STORED DATA |
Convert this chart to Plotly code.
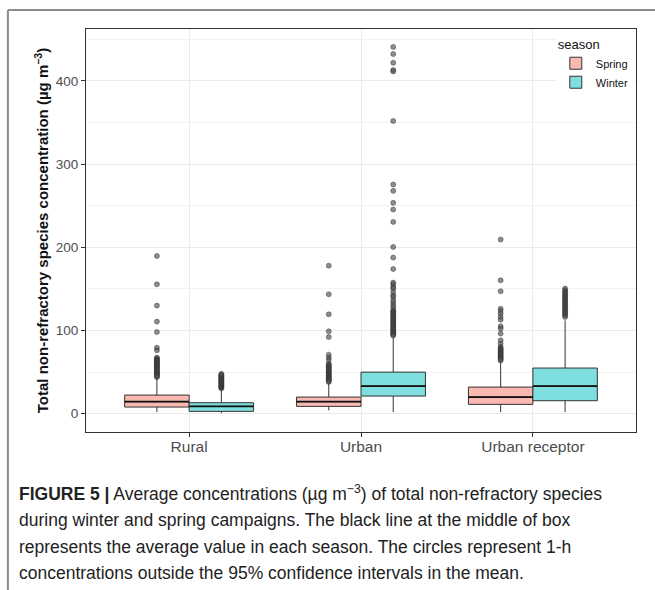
import plotly.graph_objects as go

# ---- data -------------------------------------------------------------
categories = ["Rural", "Urban", "Urban receptor"]
seasons = ["Spring", "Winter"]

# five-number summaries per site (µg m-3)
spring_low = [2.0, 4.0, 2.0]
spring_q1 = [8.0, 8.8, 11.2]
spring_median = [14.4, 14.4, 20.0]
spring_q3 = [22.4, 20.0, 32.0]
spring_high = [43.3, 37.2, 62.0]

winter_low = [0.7, 2.0, 2.0]
winter_q1 = [2.8, 21.2, 15.6]
winter_median = [8.8, 33.2, 33.2]
winter_q3 = [13.2, 50.0, 54.9]
winter_high = [29.0, 91.8, 112.3]

# 1-h concentrations flagged as outliers
rural_spring_out = [189.7, 155.6, 130.0, 110.7, 98.2, 79.4, 76.2, 67.4, 66.6, 65.3,
                    64.1, 63.5, 62.0, 61.2, 60.3, 58.9, 58.1, 57.0, 55.8, 55.1,
                    53.9, 52.7, 51.8, 50.6, 49.9, 48.5, 47.6, 46.8, 45.5, 44.7, 44.0]
rural_winter_out = [30.6, 31.3, 32.2, 32.9, 33.7, 34.4, 35.3, 36.1, 36.8, 37.4,
                    38.3, 39.2, 39.9, 40.7, 41.5, 42.2, 43.1, 43.9, 44.6, 45.4,
                    46.3, 47.0, 47.9]
urban_spring_out = [178.0, 143.6, 119.5, 99.0, 92.2, 71.0, 67.4, 64.5, 60.0, 58.9,
                    57.6, 56.3, 55.2, 53.8, 52.7, 51.4, 50.4, 49.1, 47.9, 47.0,
                    45.6, 44.8, 43.4, 42.5, 41.2, 40.3, 39.1, 38.2]
urban_winter_out = [441.0, 432.4, 421.9, 413.2, 411.5, 352.0, 275.6, 267.9, 253.5, 245.5,
                    230.6, 200.5, 187.7, 174.0, 157.6, 155.6, 152.4, 150.4, 146.4, 142.4,
                    140.4, 136.3, 133.5, 130.3, 127.5, 124.3, 123.1, 121.6, 120.2, 118.5,
                    117.3, 115.8, 114.2, 113.0, 111.4, 110.1, 108.7, 107.3, 106.0, 104.4,
                    103.2, 101.7, 100.5, 99.1, 97.6, 96.4, 95.0, 93.9]
receptor_spring_out = [209.4, 160.4, 147.2, 126.3, 123.5, 120.3, 116.3, 113.1, 105.1, 102.3,
                       96.3, 88.2, 84.2, 80.2, 79.0, 77.6, 76.5, 75.1, 73.8, 72.6,
                       71.3, 70.0, 68.9, 67.5, 66.4, 65.1, 64.0]
receptor_winter_out = [150.4, 148.4, 146.9, 145.2, 143.6, 142.0, 140.7, 139.1, 137.5, 136.0,
                       134.6, 133.0, 131.4, 130.1, 128.5, 127.0, 125.5, 124.1, 122.4, 121.0,
                       119.6, 118.0, 116.3]

spring_outliers = [rural_spring_out, urban_spring_out, receptor_spring_out]
winter_outliers = [rural_winter_out, urban_winter_out, receptor_winter_out]

# ---- styling ----------------------------------------------------------
spring_fill = "#F9B8B1"
winter_fill = "#7FDEDF"
box_line = "#333333"
box_w = 0.375
positions = [1, 2, 3]

fig = go.Figure()

groups = [
    ("Spring", -box_w / 2, spring_fill, spring_low, spring_q1, spring_median, spring_q3, spring_high, spring_outliers),
    ("Winter", box_w / 2, winter_fill, winter_low, winter_q1, winter_median, winter_q3, winter_high, winter_outliers),
]

for name, shift, fill, lo, q1, med, q3, hi, outs in groups:
    xs = [p + shift for p in positions]
    fig.add_trace(go.Box(
        name=name, x=xs, q1=q1, median=med, q3=q3,
        lowerfence=lo, upperfence=hi, width=box_w,
        fillcolor=fill, line=dict(color=box_line, width=1),
        whiskerwidth=0, boxpoints=False, legendgroup=name,
    ))
    # thicker median bars
    mx, my = [], []
    for x, m in zip(xs, med):
        mx += [x - box_w / 2, x + box_w / 2, None]
        my += [m, m, None]
    fig.add_trace(go.Scatter(
        x=mx, y=my, mode="lines", line=dict(color="#111111", width=1.8),
        showlegend=False, hoverinfo="skip", legendgroup=name,
    ))
    # outlying points
    ox, oy = [], []
    for x, vals in zip(xs, outs):
        ox += [x] * len(vals)
        oy += vals
    fig.add_trace(go.Scatter(
        x=ox, y=oy, mode="markers",
        marker=dict(size=5, color="rgba(80,80,80,0.65)",
                    line=dict(color="rgba(40,40,40,0.7)", width=0.6)),
        showlegend=False, legendgroup=name,
    ))

font_family = "Liberation Sans, Arial, sans-serif"

fig.update_layout(
    width=655, height=590,
    margin=dict(l=86, r=19, t=29, b=158, autoexpand=False),
    paper_bgcolor="white", plot_bgcolor="white",
    boxmode="overlay",
    font=dict(family=font_family, color="#222222"),
    legend=dict(
        title=dict(text="season", font=dict(size=13, color="#111111")),
        x=0.996, y=0.993, xanchor="right", yanchor="top",
        bgcolor="white", font=dict(size=11, color="#111111"),
        itemwidth=30, tracegroupgap=0,
    ),
    xaxis=dict(
        range=[0.4, 3.6], tickmode="array", tickvals=positions, ticktext=categories,
        showgrid=True, gridcolor="#EBEBEB", gridwidth=1, zeroline=False,
        showline=True, mirror=True, linecolor="#333333", linewidth=1,
        ticks="outside", ticklen=4, tickcolor="#333333", ticklabelstandoff=-4,
        tickfont=dict(size=15.5, color="#4D4D4D"),
    ),
    yaxis=dict(
        range=[-22, 462.5], tickmode="array", tickvals=[0, 100, 200, 300, 400],
        showgrid=True, gridcolor="#EBEBEB", gridwidth=1, zeroline=False,
        minor=dict(tickvals=[50, 150, 250, 350, 450], showgrid=True,
                   gridcolor="#F2F2F2", gridwidth=0.6, ticks=""),
        showline=True, mirror=True, linecolor="#333333", linewidth=1,
        ticks="outside", ticklen=4, tickcolor="#333333",
        tickfont=dict(size=13.5, color="#4D4D4D"),
        title=dict(text="<b>Total non-refractory species concentration (µg m<sup>−3</sup>)</b>",
                   font=dict(size=15, color="#111111"), standoff=3),
    ),
)

# outer frame of the figure panel (top and left edges)
fig.add_shape(type="line", xref="paper", yref="paper",
              x0=-0.142, x1=1.04, y0=1.047, y1=1.047,
              line=dict(color="#8A8A8A", width=2))
fig.add_shape(type="line", xref="paper", yref="paper",
              x0=-0.142, x1=-0.142, y0=1.047, y1=-0.40,
              line=dict(color="#8A8A8A", width=2))

caption_lines = [
    "<b>FIGURE 5 |</b> Average concentrations (µg m<sup>−3</sup>) of total non-refractory species",
    "during winter and spring campaigns. The black line at the middle of box",
    "represents the average value in each season. The circles represent 1-h",
    "concentrations outside the 95% confidence intervals in the mean.",
]
caption_y = [-0.151, -0.218, -0.286, -0.350]
for txt, yy in zip(caption_lines, caption_y):
    fig.add_annotation(
        text=txt, xref="paper", yref="paper", x=-0.1255, y=yy,
        xanchor="left", yanchor="middle", showarrow=False, align="left",
        font=dict(size=17.5, color="#222222", family=font_family),
    )

fig.write_html("out.html")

PROBLEM | Begin at the first line of the material and copy each line exactly through the one containing "spring_high = [43.3, 37.2, 62.0]". Omit pictures.

ANSWER TO THIS EXERCISE |
Convert this chart to Plotly code.
import plotly.graph_objects as go

# ---- data -------------------------------------------------------------
categories = ["Rural", "Urban", "Urban receptor"]
seasons = ["Spring", "Winter"]

# five-number summaries per site (µg m-3)
spring_low = [2.0, 4.0, 2.0]
spring_q1 = [8.0, 8.8, 11.2]
spring_median = [14.4, 14.4, 20.0]
spring_q3 = [22.4, 20.0, 32.0]
spring_high = [43.3, 37.2, 62.0]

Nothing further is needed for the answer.